L'Académie des arts et des sciences cinématographiques d'Espagne a annoncé le décès à 91 ans de Carlos Saura, réalisateur de Cría Cuervos, Grand prix du Jury ex-aequo au Festival de Cannes 1976. Son influence a rayonné bien au-delà de son pays natal, le plaçant comme un cinéaste international majeur.
Il avait remporté l'Ours d'or à Berlin pour Deprisa, deprisa (1981) et à deux reprises l'Ours d'argent du Meilleur réalisateur pour Peppermint frappé (1967) et La Chasse (1966).
Carlos Saura est né dans une famille d'artistes : sa mère pianiste et son frère peintre lui font découvrir très tôt des œuvres qui vont déterminer sa carrière. Adolescent, il se lance dans la photographie dont il fait son métier puis commence à réaliser des reportages.
Il s'inscrit en 1952 à l'Instituto de Investigaciones y Estudios Cinematograficos et y enseigne à la fin de ses études jusqu'en 1963. Il réalise son premier long métrage et provoque les foudres du régime franquiste en 1959 avec Los Golfos, dans lequel il aborde un thème qui lui sera cher: celui des marginaux.
En but à la censure, le cinéaste recourt à des métaphores et au symbolisme, ce qui lui permet de critiquer la société franquiste et de s'attaquer aux piliers du régime que sont l'église, l'armée et la famille, dans des films comme Le Jardin des délices (1970), Anna et les loups (1972) et La Cousine Angélique (1973).
Pendant toute cette période, Carlos Saura est inspiré par une muse avec qui il tourne neuf films et qu'il finit par épouser : Geraldine Chaplin. Il réalise son plus gros succès avec Cria Cuervos qui remporte le Grand Prix du Jury à Cannes en 1976 et dont la musique originale est un véritable tube.
A partir des années 80, Carlos Saura s'intéresse plus particulièrement à la musique et la danse. C'est l'occasion de laisser libre cours à une esthétique picturale avec des effets de transparences, des projections et des lumières particulièrement soignées.

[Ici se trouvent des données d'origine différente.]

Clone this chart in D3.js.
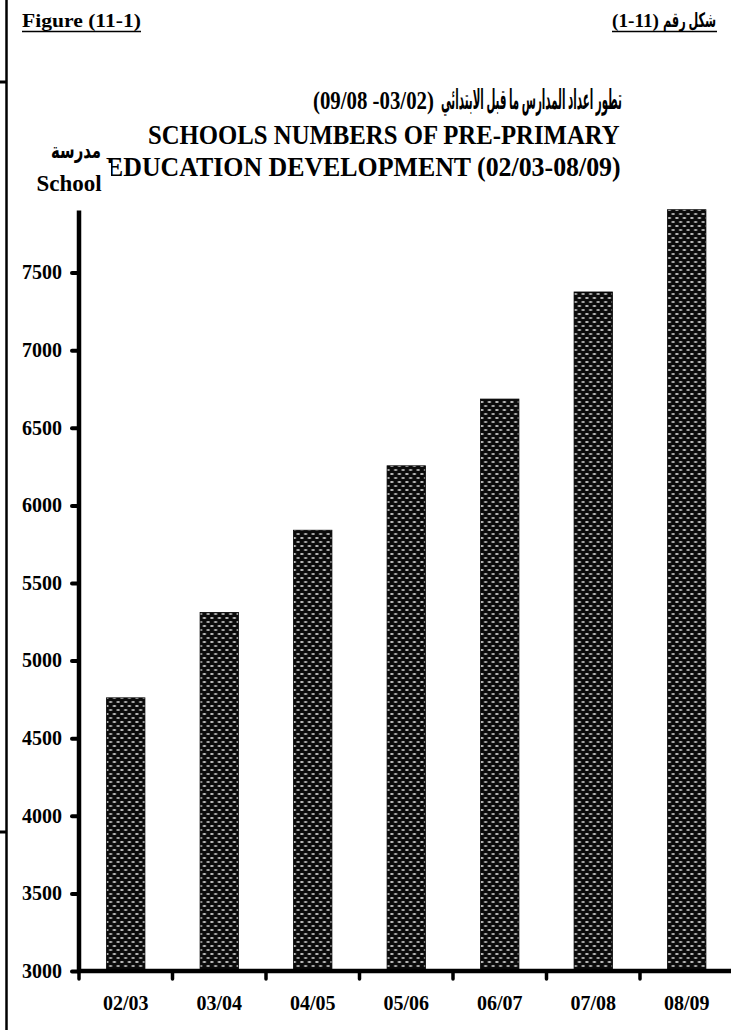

Il réalise ainsi une trilogie de flamenco composée de Carmen (1983), Noces de sang (1981) et de L'Amour sorcier (1985).
Plus tard, le réalisateur espagnol célèbre également le tango dans son film du même titre (Tango, 1998), toujours en collaboration avec le danseur et chorégraphe Antonio Gades. L'année suivante, il livre un portrait personnel d'un de ses peintres préférés avec Goya, condensé de l'esthétisme pictural et du réalisme fantastique qui le caractérisent. En 2002, il revient enfin au flamenco en filmant la danseuse Aida Gomez à travers le ballet de Salomé.
De retour aux sources espagnoles, l’année 2005 voit la renaissance de Carlos Saura sur grand écran avec Le 7ème jour, aux côtés de Victoria Abril et de José Garcia. Prolifique, le metteur en scène réalise Fados deux ans plus tard apportant sa touche personnelle à ce genre musical portugais.
Toujours très inspiré par la musique sous toutes ses formes, il livre en 2010 une adaptation historique avec Don Giovanni, naissance d'un opéra, l'histoire de Lorenzo da Ponte, jeune prêtre ami de Casanova banni de Venise, puis Flamenco, Flamenco, un voyage au coeur de cette fameuse danse née en Andalousie.
En 2015, le cinéaste met en scène le documentaire Argentina, un voyage musical en Argentine, puis sept ans plus tard Le Roi du monde, un film musical original à mi-chemin entre documentaire et fiction. L'année suivante, il signe Las paredes hablan (2022), avec lequel il remonte aux origines de l'art.
Il décède à 91 ans alors qu'il travaillait sur un film historique consacré à Jean-Sébastien Bach.